A Uber vale bilhões pois foi uma sacada fantástica e ocupou um espaço ocioso, melhorando a vida das pessoas.  Está em um monopólio[ii] que vai sofrendo cada vez maiores pressões. Os verdadeiros desafios de sustentabilidade virão da capacidade de reter clientes e fornecedores.

Fica a torcida para que o capitalismo possa operar. Apenas a regulação mínima necessária. A fidelização essencial que valorize clientes fiéis. O trabalho adequado de engajamento e valorização dos profissionais dedicados. Tudo isso irá derivar ao preço justo.

 

[i] Para fazer você refletir sobre o valor justo: acha que poderia ganhar mais atuando em outra atividade? A escolha é sua. Escolha ser um motorista por que gosta de dirigir e atender passageiros. Você fez as contas de depreciação e consumo do veículo e a conta não fecha? Sinal que está com o carro errado. Está rodando com combustível errado, etc. Fazer conta é essencial. Não basta olhar o faturamento e achar que o dinheiro deu para o mês. Quando tiver que fazer revisão do veículo, vai precisar de ter reserva. Planejamento financeiro básico.

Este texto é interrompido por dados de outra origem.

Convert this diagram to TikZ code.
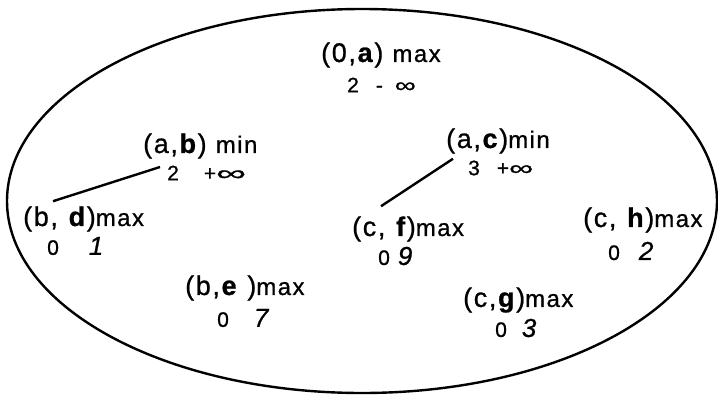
\documentclass[tikz,border=0pt]{standalone}
\usepackage{graphicx}
\usepackage{fontspec}
\setmainfont{Liberation Sans}[FakeBold=0.8]
\newfontfamily\pairfont[LetterSpace=6,FakeBold=0.8]{Liberation Sans}
\usepackage{tikz}
\newcommand{\labmax}{{\fontsize{24}{26}\selectfont max}}
\newcommand{\labmin}{{\fontsize{24}{26}\selectfont min}}
\newcommand{\winf}[1]{\scalebox{#1}[1]{∞}}
\newcommand{\leafval}[1]{{\fontsize{26}{28}\selectfont\itshape #1}}

\begin{document}
\begin{tikzpicture}[x=1pt, y=-1pt,
  pair/.style={anchor=west, inner sep=0pt, font=\pairfont\fontsize{27}{30}\selectfont},
  vals/.style={anchor=west, inner sep=0pt, font=\fontsize{21}{23}\selectfont},
  link/.style={line width=2.4pt}]
\useasboundingbox (0,0) rectangle (718,394);
\draw[line width=2.4pt] (362,201) ellipse [x radius=355pt, y radius=192pt];
\node[pair] (oa) at (321,55) {(0,\textbf{a}) \labmax};
\node[vals] (oav) at (347,85) {2\hspace{17pt}-\hspace{12pt}\winf{1.4}};
\node[pair] (ab) at (143,146) {(a,\textbf{b}) \labmin};
\node[vals] (abv) at (167,173) {2\hspace{25pt}+\winf{2.0}};
\node[pair] (ac) at (446,141) {(a,\textbf{c})\labmin};
\node[vals] (acv) at (468,168) {3\hspace{17pt}+\winf{1.6}};
\node[pair] (bd) at (23,219) {(b, \textbf{d})\labmax};
\node[vals] (bdv) at (47,246) {0\hspace{30pt}\leafval{1}};
\node[pair] (be) at (185,288) {(b,\textbf{e} )\labmax};
\node[vals] (bev) at (217,318) {0\hspace{25pt}\leafval{7}};
\node[pair] (cf) at (352,229) {(c, \textbf{f})\labmax};
\node[vals] (cfv) at (378,256) {0\hspace{8pt}\leafval{9}};
\node[pair] (cg) at (463,300) {(c,\textbf{g})\labmax};
\node[vals] (cgv) at (495,328) {0\hspace{15pt}\leafval{3}};
\node[pair] (ch) at (583,220) {(c, \textbf{h})\labmax};
\node[vals] (chv) at (608,251) {0\hspace{19pt}\leafval{2}};
\draw[link] ([shift={(-7,-6)}]abv.west) -- ([shift={(30,-5)}]bd.north west);
\draw[link] ([shift={(7,5)}]ac.south west) -- ([shift={(29,-10)}]cf.north west);
\end{tikzpicture}
\end{document}
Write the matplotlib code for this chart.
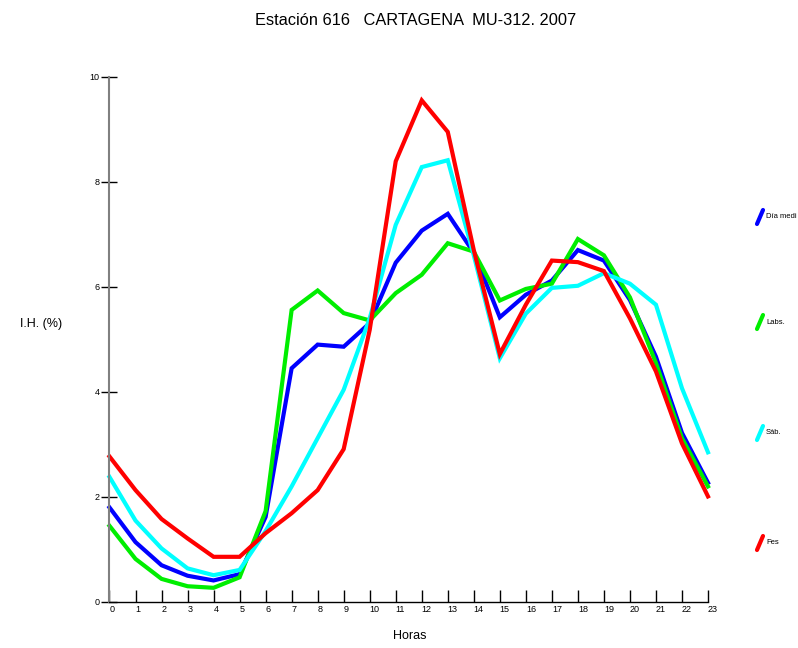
import matplotlib
matplotlib.use('Agg')
import matplotlib.pyplot as plt
from matplotlib.lines import Line2D

plt.rcParams['font.family'] = ['Liberation Sans', 'DejaVu Sans']

# data
horas = list(range(24))
dia_medio = [1.80, 1.14, 0.70, 0.50, 0.41, 0.53, 1.62, 4.45, 4.90, 4.86, 5.31, 6.46,
             7.07, 7.39, 6.65, 5.42, 5.85, 6.12, 6.70, 6.50, 5.75, 4.67, 3.22, 2.27]
laborables = [1.45, 0.82, 0.44, 0.30, 0.27, 0.47, 1.73, 5.56, 5.93, 5.50, 5.36, 5.88,
              6.23, 6.83, 6.67, 5.74, 5.96, 6.06, 6.91, 6.60, 5.80, 4.55, 3.12, 2.20]
sabados = [2.38, 1.55, 1.02, 0.64, 0.51, 0.61, 1.35, 2.20, 3.12, 4.04, 5.40, 7.18,
           8.28, 8.41, 6.60, 4.64, 5.49, 5.98, 6.02, 6.26, 6.06, 5.66, 4.07, 2.85]
festivos = [2.77, 2.13, 1.58, 1.21, 0.86, 0.86, 1.31, 1.69, 2.13, 2.91, 5.18, 8.39,
            9.55, 8.95, 6.70, 4.72, 5.66, 6.50, 6.47, 6.30, 5.40, 4.39, 3.02, 2.01]

series = [('Día medi', dia_medio, '#0000ff'),
          ('Labs.', laborables, '#00ee00'),
          ('Sáb.', sabados, '#00ffff'),
          ('Fes', festivos, '#ff0000')]

fig = plt.figure(figsize=(7.98, 6.48), dpi=100)
ax = fig.add_axes([0.1372, 0.071, 0.75, 0.8106])

for name, vals, col in series:
    ax.plot(horas, vals, color=col, lw=3, solid_joinstyle='miter', clip_on=False, zorder=1)

ax.set_xlim(0, 23)
ax.set_ylim(0, 10)
ax.set_xticks(horas)
ax.set_xticklabels([str(h) for h in horas], ha='left')
ax.set_yticks([0, 2, 4, 6, 8, 10])
ax.tick_params(axis='x', direction='in', length=8.6, width=1, labelsize=6.5, pad=2)
ax.tick_params(axis='y', direction='inout', length=12, width=1, labelsize=6.5, pad=1)
for s in ['top', 'right']:
    ax.spines[s].set_visible(False)
ax.spines['left'].set_color('#808080')
ax.spines['left'].set_linewidth(1.5)
ax.spines['bottom'].set_linewidth(1)

fig.text(0.521, 0.968, 'Estación 616   CARTAGENA  MU-312. 2007', ha='center', va='center', fontsize=11.8)
fig.text(0.052, 0.50, 'I.H. (%)', ha='center', va='center', fontsize=9)
fig.text(0.514, 0.019, 'Horas', ha='center', va='center', fontsize=9)

# legend on the right
leg_y = [217, 322, 433, 543]
for (name, vals, col), yp in zip(series, leg_y):
    yf = 1 - yp / 648
    fig.add_artist(Line2D([757 / 798, 763 / 798], [yf - 7 / 648, yf + 7 / 648],
                          color=col, lw=3, solid_capstyle='round'))
    fig.text(766 / 798, yf, name, ha='left', va='center', fontsize=5.5)

fig.savefig('out.png', dpi=100)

[ii] Qual o tamanho do mercado de carros particulares usados para transporte público que ela detém? Certamente maior que 50%. Logo, se tenho um carro e quero entrar para essa prestação de serviço, sou ainda – em muito – “refém” desse monopólio que investe para ter volume de demanda de clientes e prover tecnologia para o match.